Ultimately this is based on a contextual inquiry approach described by Beyer and Holtzblatt in Contextual design (1998), but done with the understanding that it was taking place in an artificial environment not “the field”.

In truth the usability testing-style part of the investigation was meant as a warm-up towards comparisons between two or more catalogues using the repertory grid technique. I thought this worked reasonably well. The usability test section yielded up a good deal of qualitative data and certainly worked to get participants to the right frame of mind for grid construction.

It also produced useful results about for tweaks we could make to improve Encore as a better fit to readers’ expectations of a library catalogue. That is, it worked as usability testing.

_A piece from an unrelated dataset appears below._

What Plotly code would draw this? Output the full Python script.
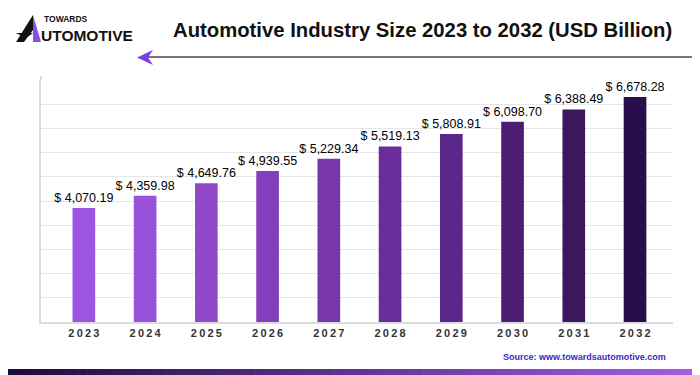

However as I did the work I was aware of the artificial nature of the process affecting how my subjects behaved and their problems engaging with the process in anything like a natural way. The cognitive walkthrough style is difficult on two levels: it feels odd and a bit embarrassing to do it as a subject, but also it makes you think about what you are doing and how you should express yourself which affects your behaviour. Several participants picked up on this during their interviews and criticised it.

I’ve found our readers experience of the catalogue is deeply affective, and think we need to dig deeper into that affective layer to understand the user experience. I think ethnographic methods like the contextual inquiry approach is the way to go here, and will return to this in my next post.

Final point. I know our vendor has done their own usability testing on the Encore interface including informing changes to the current look and feel, in use on our catalogue. I have no reason to doubt its effectiveness or rigour. We could do usability testing of Encore, but I doubt we would add much beyond what the vendor already knows.

References

Beyer, H. and Holtzblatt, K. (1998) Contextual design. London: Morgan Kaufmann.

Krug, S. (2006) Don’t make me think. 2nd edn. Berkeley, CA: New Riders.